Here is another, simplified version:

\b([A-Z][^.!]*[?])
Maria Ivanova
  • 1,146
  • 10
  • 19
  • I get the following output after adding the () to (how|can|what|where|describe|who|when)(.*?)\s*\? – Ashish Cherian Jul 01 '16 at 09:30
  • [('is is a string.Is this a question?', 'is', ' is a string.Is this a question'), ('What is the Question?', 'What', ' is the Question'), ('what the question is. Can you please list out the question?', 'what', ' the question is. Can you please list out the question')] – Ashish Cherian Jul 01 '16 at 09:30
  • \b([A-Z][^.!]*[?]) this patter works only when the first letter is caps! You can add a-z as well. – Deca Jul 01 '16 at 09:31
  • @Deca, that's true, but I assume that a sentence would always start with a capital letter. – Maria Ivanova Jul 01 '16 at 09:33
  • @AshishCherian, you do not need to add the `(how|can|what|where|describe|who|when)(.*?)\s*\? ` You can simply use the pattern as it is. It would capture any sentence, starting with a capital letter and ending with a question mark. So you do not need to know what word it actually starts with. – Maria Ivanova Jul 01 '16 at 09:35
  • Thank you guys but this solves the problem: \s*([^.?]*(?:how|can|what|where|is|describe|who|when)[^.?]*?\s*\?) – Ashish Cherian Jul 01 '16 at 09:38
0

It's totally impractical to search for key words when determining whether a sentence is a question. Given your list: how|can|what|where|describe|who|when, I can easily write sentences containing one of those words, which are not questions!

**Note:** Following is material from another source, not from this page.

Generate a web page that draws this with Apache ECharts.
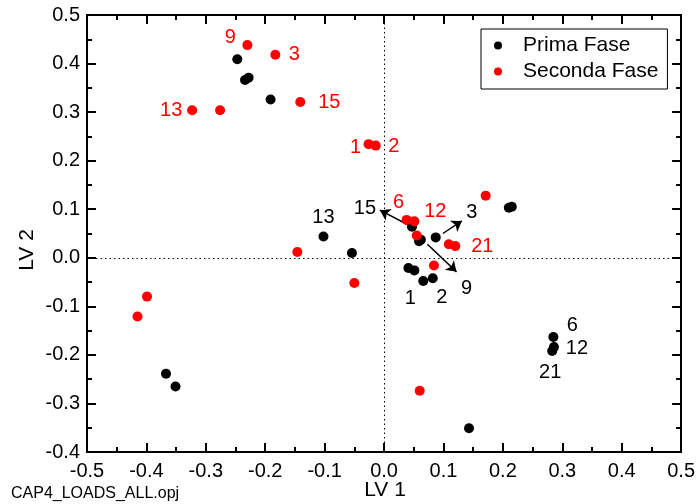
<!DOCTYPE html>
<html><head><meta charset="utf-8">
<script src="https://cdn.jsdelivr.net/npm/echarts@6/dist/echarts.min.js"></script>
<style>html,body{margin:0;padding:0;background:#fff}#c{width:698px;height:504px}</style>
</head><body><div id="c"></div>
<script>
// ---- data ----
const primaX = [-0.247, -0.234, -0.228, -0.191, -0.102, -0.054, 0.047, 0.059, 0.062, 0.087, 0.041, 0.051, 0.066, 0.082, 0.210, 0.215, -0.367, -0.351, 0.285, 0.286, 0.283, 0.143];
const primaY = [0.409, 0.366, 0.371, 0.326, 0.044, 0.010, 0.064, 0.034, 0.037, 0.042, -0.021, -0.026, -0.048, -0.042, 0.103, 0.105, -0.239, -0.265, -0.163, -0.184, -0.192, -0.351];
const primaLabels = ['', '', '', '', '13', '', '', '', '', '', '1', '', '', '2', '', '', '', '', '6', '12', '21', ''];

const secondaX = [-0.230, -0.183, -0.323, -0.276, -0.141, -0.026, -0.014, -0.146, 0.171, 0.038, 0.051, 0.055, 0.109, 0.120, 0.084, -0.050, -0.399, -0.415, 0.060];
const secondaY = [0.438, 0.418, 0.304, 0.304, 0.321, 0.234, 0.231, 0.012, 0.128, 0.078, 0.075, 0.046, 0.028, 0.024, -0.016, -0.052, -0.080, -0.121, -0.274];
const secondaLabels = ['9', '3', '13', '', '15', '1', '2', '', '', '6', '12', '', '', '21', '', '', '', '', ''];

const arrowNames = ['15', '3', '9'];
const arrowFromX = [0.045, 0.099, 0.073];
const arrowFromY = [0.065, 0.050, 0.028];
const arrowToX = [-0.007, 0.131, 0.122];
const arrowToY = [0.098, 0.076, -0.029];

const seriesNames = ['Prima Fase', 'Seconda Fase'];
const xLabelTitle = 'LV 1';
const yLabelTitle = 'LV 2';
const fileName = 'CAP4_LOADS_ALL.opj';

// ---- label placement (pixel offsets, style only) ----
const labelOffsets = {
  'P13': [0, -19], 'P1': [2, 31], 'P2': [9, 19], 'P6': [19, -11], 'P12': [23, 1], 'P21': [-2, 21],
  'S9': [-17, -8], 'S3': [19, 0], 'S13': [-21, 0], 'S15': [29, 1], 'S1': [-13, 3], 'S2': [18, 1],
  'S6': [-8, -17], 'S12': [21, -10], 'S21': [27, 0],
  'A15': [-15, -2], 'A3': [10, -8], 'A9': [10, 17]
};

const FONT = '"Liberation Sans", Arial, sans-serif';
const RED = '#ff0000', BLACK = '#000000';

function makePoints(xs, ys, labels, key, color) {
  return xs.map((x, i) => {
    const item = { value: [x, ys[i]] };
    if (labels[i]) {
      item.label = {
        show: true, position: 'inside', formatter: labels[i],
        offset: labelOffsets[key + labels[i]] || [0, 0],
        color: color, fontSize: 20, fontFamily: FONT
      };
    }
    return item;
  });
}

const fmt = v => Math.abs(v) < 1e-9 ? '0.0' : v.toFixed(1);

function xAx(pos, showLabel) {
  return {
    type: 'value', position: pos, min: -0.5, max: 0.5, interval: 0.1,
    axisLine: { show: true, onZero: false, lineStyle: { color: BLACK, width: 2 } },
    axisTick: { show: true, inside: true, length: 9, lineStyle: { color: BLACK, width: 2 } },
    minorTick: { show: true, splitNumber: 2, length: 5, lineStyle: { color: BLACK, width: 2 } },
    splitLine: { show: false }, minorSplitLine: { show: false },
    axisLabel: { show: showLabel, formatter: fmt, fontSize: 20, fontFamily: FONT, color: BLACK, margin: 9, showMinLabel: true, showMaxLabel: true }
  };
}
function yAx(pos, showLabel) {
  return {
    type: 'value', position: pos, min: -0.4, max: 0.5, interval: 0.1,
    axisLine: { show: true, onZero: false, lineStyle: { color: BLACK, width: 2 } },
    axisTick: { show: true, inside: true, length: 9, lineStyle: { color: BLACK, width: 2 } },
    minorTick: { show: true, splitNumber: 2, length: 5, lineStyle: { color: BLACK, width: 2 } },
    splitLine: { show: false }, minorSplitLine: { show: false },
    axisLabel: { show: showLabel, formatter: fmt, fontSize: 20, fontFamily: FONT, color: BLACK, margin: 7, showMinLabel: true, showMaxLabel: true }
  };
}

const chart = echarts.init(document.getElementById('c'), null, { renderer: 'canvas' });
chart.setOption({
  animation: false,
  backgroundColor: '#fff',
  grid: { left: 87, right: 15, top: 15, bottom: 52, containLabel: false },
  xAxis: [xAx('bottom', true), xAx('top', false)],
  yAxis: [yAx('left', true), yAx('right', false)],
  legend: {
    data: seriesNames, orient: 'vertical', left: 481, top: 29,
    padding: [6, 9, 7, 13], itemGap: 5, itemWidth: 8, itemHeight: 8,
    borderColor: BLACK, borderWidth: 1, icon: 'circle',
    textStyle: { fontSize: 21, fontFamily: FONT, color: BLACK, lineHeight: 21, padding: [0, 0, 0, 16] },
    selectedMode: false
  },
  graphic: [
    { type: 'text', x: 385, y: 490.5, style: { text: xLabelTitle, fontSize: 21, fontFamily: FONT, fill: BLACK, align: 'center', verticalAlign: 'middle' } },
    { type: 'text', x: 27.5, y: 250, rotation: Math.PI / 2, style: { text: yLabelTitle, fontSize: 21, fontFamily: FONT, fill: BLACK, align: 'center', verticalAlign: 'middle' } },
    { type: 'text', x: 11, y: 494, style: { text: fileName, fontSize: 16, fontFamily: FONT, fill: BLACK, align: 'left', verticalAlign: 'middle' } }
  ],
  series: [
    {
      name: 'zero', type: 'scatter', data: [], z: 1, silent: true,
      markLine: {
        silent: true, symbol: ['none', 'none'], animation: false,
        label: { show: false },
        lineStyle: { color: BLACK, width: 1, type: [1.5, 3] },
        emphasis: { disabled: true },
        data: [{ xAxis: 0 }, { yAxis: 0 }]
      }
    },
    {
      name: 'arrows', type: 'lines', coordinateSystem: 'cartesian2d', z: 3,
      symbol: ['none', 'arrow'], symbolSize: [7, 10],
      lineStyle: { color: BLACK, width: 1.5, opacity: 1, curveness: 0 },
      data: arrowNames.map((n, i) => ({ coords: [[arrowFromX[i], arrowFromY[i]], [arrowToX[i], arrowToY[i]]] }))
    },
    {
      name: 'arrowLabels', type: 'scatter', symbolSize: 0, z: 4, silent: true,
      itemStyle: { color: BLACK, opacity: 1 },
      data: arrowNames.map((n, i) => ({
        value: [arrowToX[i], arrowToY[i]],
        label: { show: true, position: 'inside', formatter: n, offset: labelOffsets['A' + n], color: BLACK, opacity: 1, fontSize: 20, fontFamily: FONT }
      }))
    },
    {
      name: seriesNames[0], type: 'scatter', symbol: 'circle', symbolSize: 10, z: 5,
      itemStyle: { color: BLACK, opacity: 1 },
      data: makePoints(primaX, primaY, primaLabels, 'P', BLACK)
    },
    {
      name: seriesNames[1], type: 'scatter', symbol: 'circle', symbolSize: 10, z: 6,
      itemStyle: { color: RED, opacity: 1 },
      data: makePoints(secondaX, secondaY, secondaLabels, 'S', RED)
    }
  ]
});
</script>
</body></html>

There are many ways you could tackle matching a sentence. For example, taking this as a baseline:

^\s*[A-Za-z,;'"\s]+[.?!]$

We could first alter it to match multiple sentences in the same string:

(^|(?<=[.?!]))\s*[A-Za-z,;'"\s]+[.?!]

This uses a look-behind to ensure that a sentence has just finished (unless we're at the start of the string).

And then adjust it to match only sentences which end with ?:

(^|(?<=[.?!]))\s*[A-Za-z,;'"\s]+\?

Here is an online demo of my regex, on your original string.

Community
  • 1
  • 1
Tom Lord
  • 27,404
  • 4
  • 50
  • 77
  • https://regex101.com/r/rT1mQ0/4 – Ashish Cherian Jul 01 '16 at 09:52
  • An interrogative word or question word is a function word used to ask a question, such as what, when, where, who, whom, why, and how. They are sometimes called wh-words, because in English most of them start with wh- (compare Five Ws). They may be used in both direct questions (Where is he going?) and in indirect questions (I wonder where he is going). In English and various other languages the same forms are also used as relative pronouns in certain relative clauses (The country where he was born) and certain adverb clauses (I go where he goes). – Ashish Cherian Jul 01 '16 at 09:53
  • https://en.wikipedia.org/wiki/Interrogative_word – Ashish Cherian Jul 01 '16 at 09:53
  • @AshishCherian My point is simply that regex cannot be used reliably to match on such words. for example: *"When I'm hungry, I eat." "What I said was correct."* The only reliable indicator of a question is the terminating `?` character. – Tom Lord Jul 01 '16 at 09:57
  • There are various ways you could extend this, but I didn't want to over-complicate it for your needs. For example, you may want to include closing brackets in the "end of sentence" characters: `(^|(?<=[.?!)]))\s*[A-Za-z,;'"\s]+\?` -- https://regex101.com/r/rT1mQ0/5 – Tom Lord Jul 01 '16 at 10:00
  • Also, you can arguably write [questions without a `?` character](https://en.wikipedia.org/wiki/Question) - such as *"Tell me our name."* -- If you wish to also include these, then regex is not a viable option. – Tom Lord Jul 01 '16 at 10:05
  • thank you Your code works fine however it cant seem to tackle a string like this `['Categories\\t\\t\se time - HTTP compression\\t\\t\\t\\t\\t\\n\\t\\t\\t\\t\\t\\t\\t\\t\\t\\n\\t\\t\\t\\t\\t\\t\\t\\n\\t\\t\\t\\t\\t\\t\\t\\t\\t\\t\\n\\t\\t\\t\\t\\t\\tHow to troubleshoot sudden CPU spikes?']` – Ashish Cherian Jul 01 '16 at 13:39
  • OK, so you could tweak it further by defining the start of a sentence to also include "after a tab": `(^|(?<=[.?!)\t]))\s*[A-Za-z,;'"\s]+\?`. And perhaps you'd also like to inlude hyphens in the allowed list of "sentence characters": `(^|(?<=[.?!)\t]))\s*[A-Za-z,;'"\s-]+\?`. Don't take this as an absolute, definitive answer; play around with it to suit your needs. – Tom Lord Jul 01 '16 at 13:49
0

Thank you for helping me out the answer was provided by @Fredrik and can be found here https://regex101.com/r/rT1mQ0/2

\s*([^.?]*(?:how|can|what|where|describe|who|when)[^.?]*?\s*\?)